● **The request**
Below are records; state how many of their lines hold the word "code", and give only the figure.

● **Data shown**
###

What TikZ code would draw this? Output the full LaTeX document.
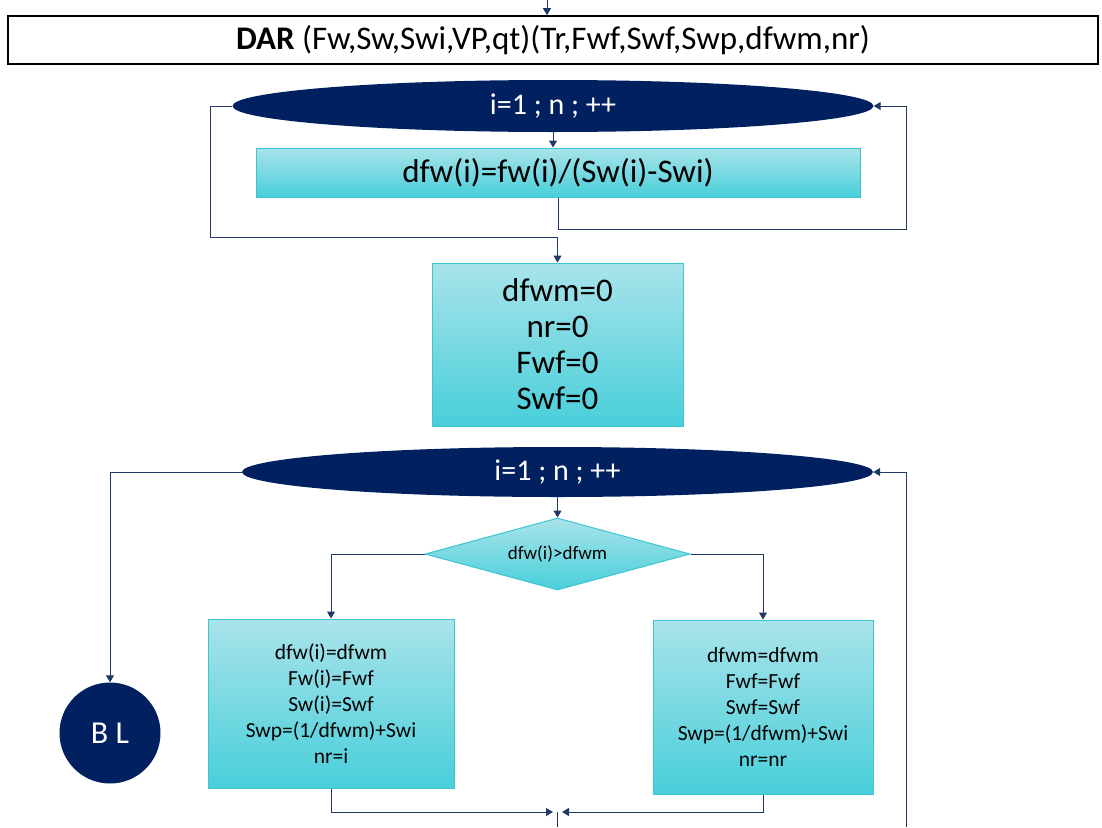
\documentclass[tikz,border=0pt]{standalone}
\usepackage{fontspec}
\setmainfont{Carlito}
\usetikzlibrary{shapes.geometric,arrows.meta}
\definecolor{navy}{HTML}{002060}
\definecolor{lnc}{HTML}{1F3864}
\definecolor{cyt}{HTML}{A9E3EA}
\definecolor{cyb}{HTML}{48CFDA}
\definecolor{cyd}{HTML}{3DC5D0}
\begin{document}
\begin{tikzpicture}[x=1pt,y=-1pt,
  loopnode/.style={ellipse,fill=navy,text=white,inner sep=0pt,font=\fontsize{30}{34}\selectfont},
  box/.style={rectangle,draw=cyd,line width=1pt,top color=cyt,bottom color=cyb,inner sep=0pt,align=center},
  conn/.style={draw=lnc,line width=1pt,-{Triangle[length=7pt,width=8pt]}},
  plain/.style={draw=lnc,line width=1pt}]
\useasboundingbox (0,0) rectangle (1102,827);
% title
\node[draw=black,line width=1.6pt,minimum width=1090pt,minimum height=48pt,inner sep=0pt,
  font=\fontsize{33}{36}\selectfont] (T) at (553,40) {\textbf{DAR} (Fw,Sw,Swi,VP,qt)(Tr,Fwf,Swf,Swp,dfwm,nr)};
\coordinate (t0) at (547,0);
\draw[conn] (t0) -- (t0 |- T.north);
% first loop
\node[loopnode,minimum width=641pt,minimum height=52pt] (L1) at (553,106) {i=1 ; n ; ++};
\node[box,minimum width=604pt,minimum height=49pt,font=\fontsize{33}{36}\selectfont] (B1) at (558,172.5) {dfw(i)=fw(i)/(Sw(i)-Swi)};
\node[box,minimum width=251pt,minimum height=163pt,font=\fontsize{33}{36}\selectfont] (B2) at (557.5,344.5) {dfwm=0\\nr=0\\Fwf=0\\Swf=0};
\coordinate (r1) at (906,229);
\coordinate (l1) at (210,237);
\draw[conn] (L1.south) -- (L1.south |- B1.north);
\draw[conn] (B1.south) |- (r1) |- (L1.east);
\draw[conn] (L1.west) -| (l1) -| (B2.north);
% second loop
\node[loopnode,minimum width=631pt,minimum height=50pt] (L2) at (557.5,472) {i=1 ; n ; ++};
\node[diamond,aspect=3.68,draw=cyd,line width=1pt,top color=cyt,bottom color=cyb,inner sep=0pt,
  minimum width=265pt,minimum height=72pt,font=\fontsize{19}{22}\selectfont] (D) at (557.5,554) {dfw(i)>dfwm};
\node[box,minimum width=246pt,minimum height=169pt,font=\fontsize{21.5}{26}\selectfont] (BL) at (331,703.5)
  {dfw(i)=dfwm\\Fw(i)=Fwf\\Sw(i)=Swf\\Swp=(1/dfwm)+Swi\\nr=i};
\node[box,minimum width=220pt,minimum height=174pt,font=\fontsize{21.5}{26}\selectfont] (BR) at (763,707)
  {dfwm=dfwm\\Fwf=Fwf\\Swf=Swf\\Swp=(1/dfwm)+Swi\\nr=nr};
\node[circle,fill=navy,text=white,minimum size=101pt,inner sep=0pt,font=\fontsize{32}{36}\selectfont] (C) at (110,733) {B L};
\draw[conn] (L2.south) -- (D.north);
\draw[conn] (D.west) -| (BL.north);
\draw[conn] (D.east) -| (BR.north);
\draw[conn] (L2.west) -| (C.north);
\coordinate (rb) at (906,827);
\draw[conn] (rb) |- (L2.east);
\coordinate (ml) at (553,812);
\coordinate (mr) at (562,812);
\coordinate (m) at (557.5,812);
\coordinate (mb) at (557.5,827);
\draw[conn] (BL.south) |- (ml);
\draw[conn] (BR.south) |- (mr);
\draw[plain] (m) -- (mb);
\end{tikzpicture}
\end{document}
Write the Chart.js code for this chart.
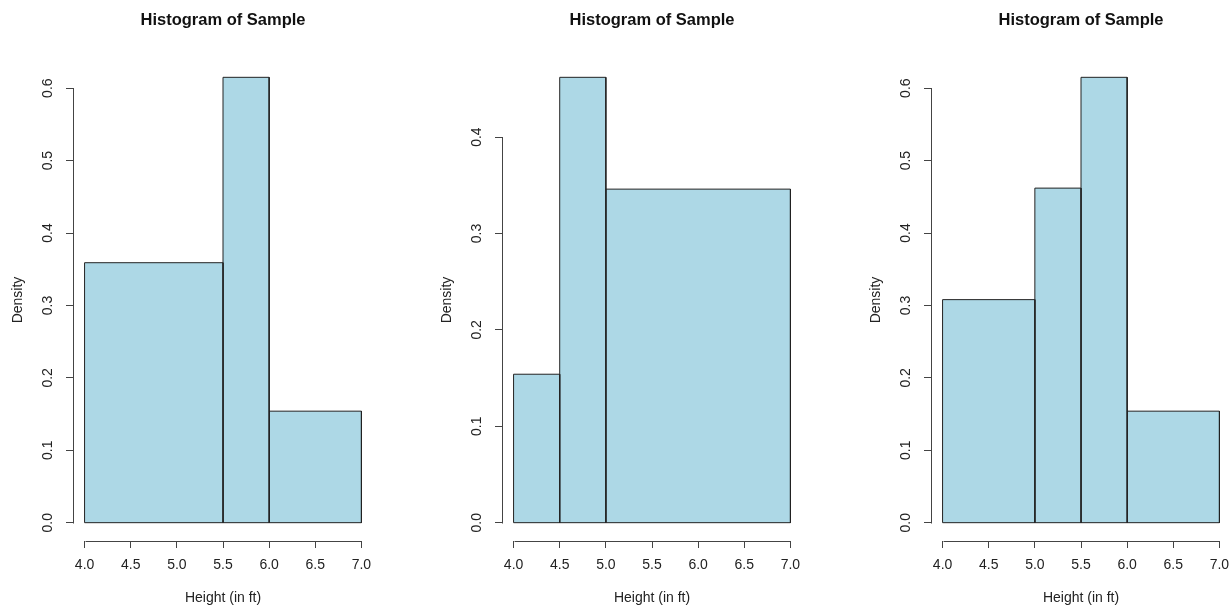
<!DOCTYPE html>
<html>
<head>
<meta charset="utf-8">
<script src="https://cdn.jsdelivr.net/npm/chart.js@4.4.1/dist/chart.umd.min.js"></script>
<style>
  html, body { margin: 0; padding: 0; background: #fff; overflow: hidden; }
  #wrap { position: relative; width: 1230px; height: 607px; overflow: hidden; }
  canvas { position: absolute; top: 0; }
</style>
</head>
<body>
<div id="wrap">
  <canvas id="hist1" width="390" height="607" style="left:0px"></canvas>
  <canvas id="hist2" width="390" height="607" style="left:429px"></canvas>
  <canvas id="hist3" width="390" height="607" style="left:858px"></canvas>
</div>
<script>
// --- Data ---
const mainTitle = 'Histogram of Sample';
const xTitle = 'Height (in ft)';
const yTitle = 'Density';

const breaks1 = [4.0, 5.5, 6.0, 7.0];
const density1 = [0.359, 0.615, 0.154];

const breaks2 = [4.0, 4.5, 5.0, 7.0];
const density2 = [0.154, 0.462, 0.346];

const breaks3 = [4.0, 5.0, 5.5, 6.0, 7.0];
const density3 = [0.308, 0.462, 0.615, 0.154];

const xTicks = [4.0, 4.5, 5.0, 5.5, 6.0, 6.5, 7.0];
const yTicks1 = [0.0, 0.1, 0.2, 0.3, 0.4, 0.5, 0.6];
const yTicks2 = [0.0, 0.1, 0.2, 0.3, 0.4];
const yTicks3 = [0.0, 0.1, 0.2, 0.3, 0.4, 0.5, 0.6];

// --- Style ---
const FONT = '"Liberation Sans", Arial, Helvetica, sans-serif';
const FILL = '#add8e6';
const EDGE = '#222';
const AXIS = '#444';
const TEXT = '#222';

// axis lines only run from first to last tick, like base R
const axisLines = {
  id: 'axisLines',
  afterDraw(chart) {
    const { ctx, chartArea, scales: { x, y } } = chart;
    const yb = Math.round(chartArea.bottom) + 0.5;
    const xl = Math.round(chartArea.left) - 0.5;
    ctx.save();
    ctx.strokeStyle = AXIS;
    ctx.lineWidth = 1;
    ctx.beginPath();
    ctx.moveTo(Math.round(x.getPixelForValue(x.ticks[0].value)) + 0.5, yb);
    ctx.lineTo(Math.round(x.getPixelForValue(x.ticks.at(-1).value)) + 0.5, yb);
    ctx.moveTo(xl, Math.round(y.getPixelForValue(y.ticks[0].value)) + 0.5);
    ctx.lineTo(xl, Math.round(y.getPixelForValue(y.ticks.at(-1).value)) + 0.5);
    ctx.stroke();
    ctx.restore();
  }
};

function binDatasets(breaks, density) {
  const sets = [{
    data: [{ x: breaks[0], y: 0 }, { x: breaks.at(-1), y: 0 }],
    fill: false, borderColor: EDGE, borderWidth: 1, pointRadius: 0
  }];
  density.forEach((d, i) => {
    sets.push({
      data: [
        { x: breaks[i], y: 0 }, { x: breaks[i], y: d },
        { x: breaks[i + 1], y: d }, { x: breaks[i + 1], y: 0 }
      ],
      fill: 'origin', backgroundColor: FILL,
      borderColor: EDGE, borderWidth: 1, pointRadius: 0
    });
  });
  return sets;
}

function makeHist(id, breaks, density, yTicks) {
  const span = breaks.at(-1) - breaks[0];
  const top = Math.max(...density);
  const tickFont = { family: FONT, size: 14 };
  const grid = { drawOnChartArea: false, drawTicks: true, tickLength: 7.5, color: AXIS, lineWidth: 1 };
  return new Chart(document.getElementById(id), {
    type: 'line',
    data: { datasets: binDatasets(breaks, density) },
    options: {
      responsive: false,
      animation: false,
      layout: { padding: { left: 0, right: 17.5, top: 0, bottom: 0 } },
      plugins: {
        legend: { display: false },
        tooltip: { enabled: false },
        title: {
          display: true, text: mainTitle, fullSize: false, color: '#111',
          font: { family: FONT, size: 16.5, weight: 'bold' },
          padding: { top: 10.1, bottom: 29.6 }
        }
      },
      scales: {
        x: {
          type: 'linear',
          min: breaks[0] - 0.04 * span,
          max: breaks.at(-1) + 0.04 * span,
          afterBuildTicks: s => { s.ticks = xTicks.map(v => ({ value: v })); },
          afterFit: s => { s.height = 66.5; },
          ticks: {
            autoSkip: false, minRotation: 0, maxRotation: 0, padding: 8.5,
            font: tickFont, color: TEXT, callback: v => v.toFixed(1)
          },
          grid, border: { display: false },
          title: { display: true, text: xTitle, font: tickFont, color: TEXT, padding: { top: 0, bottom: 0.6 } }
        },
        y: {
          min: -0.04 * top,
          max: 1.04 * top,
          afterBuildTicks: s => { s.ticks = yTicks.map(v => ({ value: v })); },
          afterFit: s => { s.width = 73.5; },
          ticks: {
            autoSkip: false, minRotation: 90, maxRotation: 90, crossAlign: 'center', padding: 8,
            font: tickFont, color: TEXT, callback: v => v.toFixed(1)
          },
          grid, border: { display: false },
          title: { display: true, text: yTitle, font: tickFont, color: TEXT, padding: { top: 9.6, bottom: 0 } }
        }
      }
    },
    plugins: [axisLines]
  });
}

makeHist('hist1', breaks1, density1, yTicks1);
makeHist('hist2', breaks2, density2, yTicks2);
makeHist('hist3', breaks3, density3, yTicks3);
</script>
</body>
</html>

###

● **Answer to the task**
2